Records
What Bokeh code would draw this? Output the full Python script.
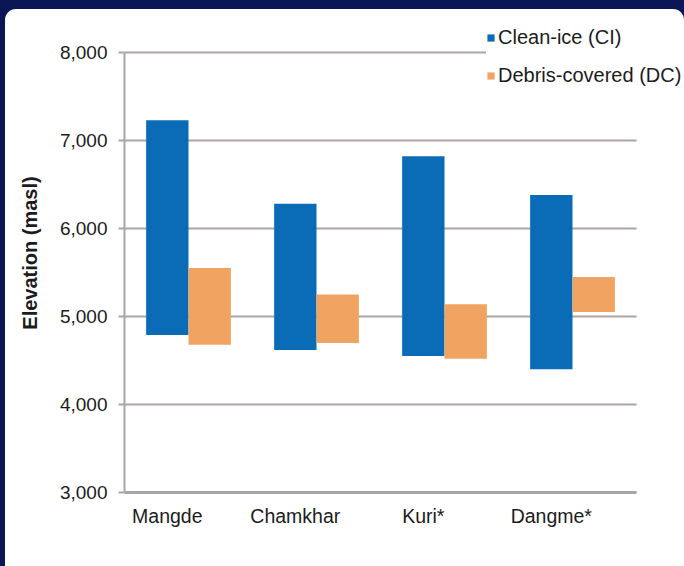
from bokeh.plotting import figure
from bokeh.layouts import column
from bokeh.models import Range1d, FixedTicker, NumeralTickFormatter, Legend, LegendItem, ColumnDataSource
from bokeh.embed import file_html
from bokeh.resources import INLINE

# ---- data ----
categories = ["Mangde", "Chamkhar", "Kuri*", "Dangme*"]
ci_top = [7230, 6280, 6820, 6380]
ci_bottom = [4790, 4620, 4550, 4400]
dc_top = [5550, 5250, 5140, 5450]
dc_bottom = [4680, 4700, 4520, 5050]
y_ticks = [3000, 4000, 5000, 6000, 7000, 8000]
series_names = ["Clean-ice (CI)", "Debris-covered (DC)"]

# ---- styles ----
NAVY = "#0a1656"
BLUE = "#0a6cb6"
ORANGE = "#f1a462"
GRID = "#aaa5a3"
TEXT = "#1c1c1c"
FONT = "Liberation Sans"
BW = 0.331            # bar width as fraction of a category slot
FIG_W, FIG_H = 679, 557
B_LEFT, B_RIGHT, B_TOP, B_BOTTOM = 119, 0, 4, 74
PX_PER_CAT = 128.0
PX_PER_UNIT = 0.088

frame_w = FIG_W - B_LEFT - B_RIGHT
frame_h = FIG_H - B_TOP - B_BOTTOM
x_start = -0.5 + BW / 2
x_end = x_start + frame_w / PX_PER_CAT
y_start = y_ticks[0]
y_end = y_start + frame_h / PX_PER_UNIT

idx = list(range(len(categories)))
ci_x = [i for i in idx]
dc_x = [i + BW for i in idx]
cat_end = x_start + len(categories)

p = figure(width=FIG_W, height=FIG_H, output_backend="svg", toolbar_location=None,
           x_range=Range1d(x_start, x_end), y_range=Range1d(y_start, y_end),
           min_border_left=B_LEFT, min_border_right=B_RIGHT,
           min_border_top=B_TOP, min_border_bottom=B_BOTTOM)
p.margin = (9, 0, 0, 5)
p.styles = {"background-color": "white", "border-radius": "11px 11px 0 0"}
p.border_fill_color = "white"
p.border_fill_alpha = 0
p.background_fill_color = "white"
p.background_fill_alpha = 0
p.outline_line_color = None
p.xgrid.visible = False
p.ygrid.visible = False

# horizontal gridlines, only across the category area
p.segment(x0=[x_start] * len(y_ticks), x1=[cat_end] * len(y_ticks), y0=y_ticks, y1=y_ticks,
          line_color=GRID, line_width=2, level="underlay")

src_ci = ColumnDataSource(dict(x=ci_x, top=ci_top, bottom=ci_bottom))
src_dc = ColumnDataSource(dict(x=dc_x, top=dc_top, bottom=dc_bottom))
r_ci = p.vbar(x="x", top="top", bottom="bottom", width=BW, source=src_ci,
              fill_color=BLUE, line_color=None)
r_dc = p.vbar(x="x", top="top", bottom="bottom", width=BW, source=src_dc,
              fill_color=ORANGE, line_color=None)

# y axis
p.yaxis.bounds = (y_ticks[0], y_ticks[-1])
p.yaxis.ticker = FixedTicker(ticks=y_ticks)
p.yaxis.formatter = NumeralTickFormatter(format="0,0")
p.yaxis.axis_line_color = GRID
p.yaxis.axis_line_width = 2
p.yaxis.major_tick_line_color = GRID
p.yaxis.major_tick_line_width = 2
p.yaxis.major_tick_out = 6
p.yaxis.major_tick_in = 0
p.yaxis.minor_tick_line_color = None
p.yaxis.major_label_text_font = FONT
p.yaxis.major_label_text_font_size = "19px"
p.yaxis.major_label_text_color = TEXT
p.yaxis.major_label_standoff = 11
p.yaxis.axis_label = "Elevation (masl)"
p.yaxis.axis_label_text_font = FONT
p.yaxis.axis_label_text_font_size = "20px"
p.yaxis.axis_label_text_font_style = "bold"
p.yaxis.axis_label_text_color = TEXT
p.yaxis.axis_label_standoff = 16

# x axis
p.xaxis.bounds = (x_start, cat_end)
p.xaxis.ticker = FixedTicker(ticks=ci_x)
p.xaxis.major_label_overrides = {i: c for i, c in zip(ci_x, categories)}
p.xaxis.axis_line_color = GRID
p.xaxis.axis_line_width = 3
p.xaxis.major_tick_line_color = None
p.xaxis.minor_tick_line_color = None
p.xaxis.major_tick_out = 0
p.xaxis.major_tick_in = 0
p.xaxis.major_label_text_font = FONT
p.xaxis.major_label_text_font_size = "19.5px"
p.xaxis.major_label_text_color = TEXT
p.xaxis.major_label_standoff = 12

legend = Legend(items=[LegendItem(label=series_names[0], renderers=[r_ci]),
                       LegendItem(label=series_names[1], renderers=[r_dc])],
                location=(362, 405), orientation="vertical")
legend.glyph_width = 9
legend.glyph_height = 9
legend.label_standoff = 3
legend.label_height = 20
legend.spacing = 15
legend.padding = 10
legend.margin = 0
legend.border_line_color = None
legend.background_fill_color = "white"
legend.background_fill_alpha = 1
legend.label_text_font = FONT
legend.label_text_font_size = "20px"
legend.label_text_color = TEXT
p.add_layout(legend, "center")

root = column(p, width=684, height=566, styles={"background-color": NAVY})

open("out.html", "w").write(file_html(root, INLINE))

==

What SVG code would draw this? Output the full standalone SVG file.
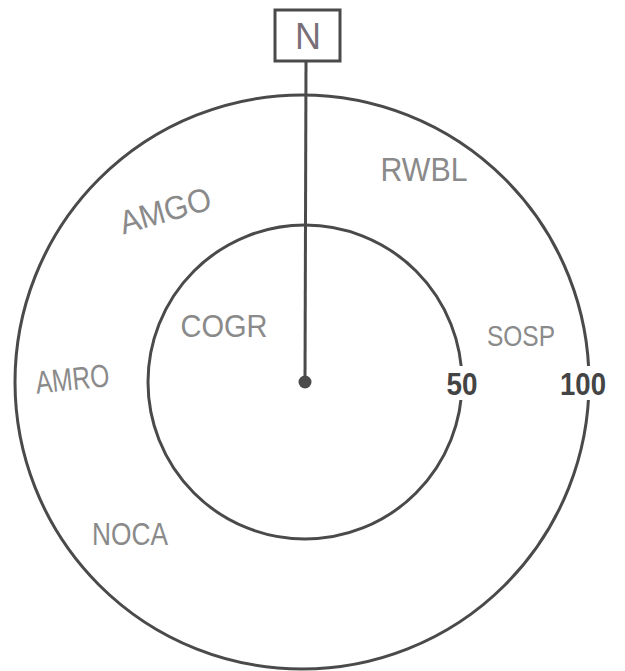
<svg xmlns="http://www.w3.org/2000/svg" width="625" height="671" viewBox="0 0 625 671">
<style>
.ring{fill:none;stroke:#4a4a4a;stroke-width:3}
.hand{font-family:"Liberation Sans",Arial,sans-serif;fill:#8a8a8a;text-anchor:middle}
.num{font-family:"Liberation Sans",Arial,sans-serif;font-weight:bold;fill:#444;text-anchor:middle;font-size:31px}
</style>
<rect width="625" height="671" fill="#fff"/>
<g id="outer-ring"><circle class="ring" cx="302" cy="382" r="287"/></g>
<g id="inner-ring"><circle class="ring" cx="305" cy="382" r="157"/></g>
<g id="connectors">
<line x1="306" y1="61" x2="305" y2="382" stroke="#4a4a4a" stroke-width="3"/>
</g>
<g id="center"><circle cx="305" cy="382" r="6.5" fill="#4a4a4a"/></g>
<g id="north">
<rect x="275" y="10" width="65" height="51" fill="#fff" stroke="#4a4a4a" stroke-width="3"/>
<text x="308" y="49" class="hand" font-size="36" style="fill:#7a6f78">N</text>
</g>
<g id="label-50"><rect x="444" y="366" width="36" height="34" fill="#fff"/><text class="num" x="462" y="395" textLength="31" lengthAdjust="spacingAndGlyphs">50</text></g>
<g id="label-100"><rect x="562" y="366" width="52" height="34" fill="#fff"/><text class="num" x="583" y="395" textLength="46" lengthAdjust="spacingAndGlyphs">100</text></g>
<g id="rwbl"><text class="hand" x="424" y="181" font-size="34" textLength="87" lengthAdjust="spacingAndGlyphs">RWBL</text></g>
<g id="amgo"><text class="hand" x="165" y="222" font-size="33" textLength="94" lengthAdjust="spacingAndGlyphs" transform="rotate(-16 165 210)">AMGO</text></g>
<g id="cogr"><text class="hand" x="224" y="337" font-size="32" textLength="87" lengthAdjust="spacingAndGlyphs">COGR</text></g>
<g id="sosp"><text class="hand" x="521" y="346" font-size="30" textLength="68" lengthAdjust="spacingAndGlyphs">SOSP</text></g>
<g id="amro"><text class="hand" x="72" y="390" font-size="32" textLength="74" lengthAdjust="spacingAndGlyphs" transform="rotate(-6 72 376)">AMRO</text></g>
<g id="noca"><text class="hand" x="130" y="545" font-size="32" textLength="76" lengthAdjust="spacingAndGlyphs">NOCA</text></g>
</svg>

...

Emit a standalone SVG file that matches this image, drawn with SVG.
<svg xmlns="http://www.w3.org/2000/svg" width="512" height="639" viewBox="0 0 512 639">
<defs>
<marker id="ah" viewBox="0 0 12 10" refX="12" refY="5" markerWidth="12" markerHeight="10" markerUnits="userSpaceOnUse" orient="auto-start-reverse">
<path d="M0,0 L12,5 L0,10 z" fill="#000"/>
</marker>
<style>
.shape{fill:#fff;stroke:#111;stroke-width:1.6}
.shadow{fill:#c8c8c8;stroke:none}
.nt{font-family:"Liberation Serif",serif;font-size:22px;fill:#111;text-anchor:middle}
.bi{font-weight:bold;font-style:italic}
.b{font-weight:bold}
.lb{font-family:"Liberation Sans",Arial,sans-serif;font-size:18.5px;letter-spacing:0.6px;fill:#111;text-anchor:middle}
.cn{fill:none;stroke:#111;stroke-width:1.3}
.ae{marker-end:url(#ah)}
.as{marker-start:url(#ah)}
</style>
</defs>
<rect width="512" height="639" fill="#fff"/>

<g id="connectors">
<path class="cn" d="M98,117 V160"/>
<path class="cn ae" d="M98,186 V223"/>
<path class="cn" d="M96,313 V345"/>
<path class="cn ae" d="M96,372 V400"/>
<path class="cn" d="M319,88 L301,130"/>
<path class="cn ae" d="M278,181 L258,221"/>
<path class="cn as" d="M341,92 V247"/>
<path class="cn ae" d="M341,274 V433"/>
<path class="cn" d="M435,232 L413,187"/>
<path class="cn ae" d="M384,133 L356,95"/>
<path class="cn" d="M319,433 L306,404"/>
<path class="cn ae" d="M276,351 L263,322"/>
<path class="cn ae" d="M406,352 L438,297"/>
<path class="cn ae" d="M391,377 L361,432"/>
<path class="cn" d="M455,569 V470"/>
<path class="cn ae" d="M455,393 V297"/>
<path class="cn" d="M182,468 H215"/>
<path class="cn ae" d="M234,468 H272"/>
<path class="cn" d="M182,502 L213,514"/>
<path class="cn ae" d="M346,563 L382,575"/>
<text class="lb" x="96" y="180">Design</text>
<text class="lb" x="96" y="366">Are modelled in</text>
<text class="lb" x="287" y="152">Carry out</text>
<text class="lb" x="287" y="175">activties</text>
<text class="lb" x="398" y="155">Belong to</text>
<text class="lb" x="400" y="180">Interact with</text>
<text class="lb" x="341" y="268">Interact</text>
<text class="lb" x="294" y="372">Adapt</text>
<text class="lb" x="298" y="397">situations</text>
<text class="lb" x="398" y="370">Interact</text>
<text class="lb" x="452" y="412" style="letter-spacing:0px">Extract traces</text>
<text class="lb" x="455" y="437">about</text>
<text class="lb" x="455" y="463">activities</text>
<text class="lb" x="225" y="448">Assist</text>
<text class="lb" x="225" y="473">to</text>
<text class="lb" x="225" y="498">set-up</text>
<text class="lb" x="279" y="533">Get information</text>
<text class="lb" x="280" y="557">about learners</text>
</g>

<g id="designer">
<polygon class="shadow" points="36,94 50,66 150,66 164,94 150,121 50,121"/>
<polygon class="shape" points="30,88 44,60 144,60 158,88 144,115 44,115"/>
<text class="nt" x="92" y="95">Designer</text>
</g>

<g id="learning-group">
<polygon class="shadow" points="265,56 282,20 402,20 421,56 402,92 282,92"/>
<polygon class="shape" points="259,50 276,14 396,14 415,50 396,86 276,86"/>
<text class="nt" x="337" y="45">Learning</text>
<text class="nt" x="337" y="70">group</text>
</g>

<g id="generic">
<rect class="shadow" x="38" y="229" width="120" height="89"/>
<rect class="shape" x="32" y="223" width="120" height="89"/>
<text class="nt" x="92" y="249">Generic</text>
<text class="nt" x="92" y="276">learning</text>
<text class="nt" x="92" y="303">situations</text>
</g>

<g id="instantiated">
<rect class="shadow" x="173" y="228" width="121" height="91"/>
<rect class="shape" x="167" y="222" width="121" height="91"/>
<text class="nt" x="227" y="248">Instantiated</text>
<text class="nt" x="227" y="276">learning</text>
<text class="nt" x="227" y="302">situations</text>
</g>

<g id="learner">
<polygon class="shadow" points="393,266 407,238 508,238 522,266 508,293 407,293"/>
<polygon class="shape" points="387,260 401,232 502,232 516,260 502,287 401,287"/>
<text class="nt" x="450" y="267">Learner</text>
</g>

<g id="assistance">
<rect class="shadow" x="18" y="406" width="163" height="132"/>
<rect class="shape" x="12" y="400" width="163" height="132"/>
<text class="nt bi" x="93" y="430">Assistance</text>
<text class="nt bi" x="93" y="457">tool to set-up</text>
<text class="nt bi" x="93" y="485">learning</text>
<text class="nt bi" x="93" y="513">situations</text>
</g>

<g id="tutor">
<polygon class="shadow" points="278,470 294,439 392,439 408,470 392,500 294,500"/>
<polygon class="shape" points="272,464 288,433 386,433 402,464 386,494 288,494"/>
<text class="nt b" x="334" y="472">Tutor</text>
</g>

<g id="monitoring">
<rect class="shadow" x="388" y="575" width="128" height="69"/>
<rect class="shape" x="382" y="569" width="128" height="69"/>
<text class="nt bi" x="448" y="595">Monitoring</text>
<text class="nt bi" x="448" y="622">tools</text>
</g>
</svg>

■ Written instruction ■
Nothing but the lines from the one with "What Bokeh code" through the one with "from bokeh.resources import INLINE" is to be copied, exactly and ends included. Leave pictures out.

■ Answer to this exercise ■
What Bokeh code would draw this? Output the full Python script.
from bokeh.plotting import figure
from bokeh.layouts import column
from bokeh.models import Range1d, FixedTicker, NumeralTickFormatter, Legend, LegendItem, ColumnDataSource
from bokeh.embed import file_html
from bokeh.resources import INLINE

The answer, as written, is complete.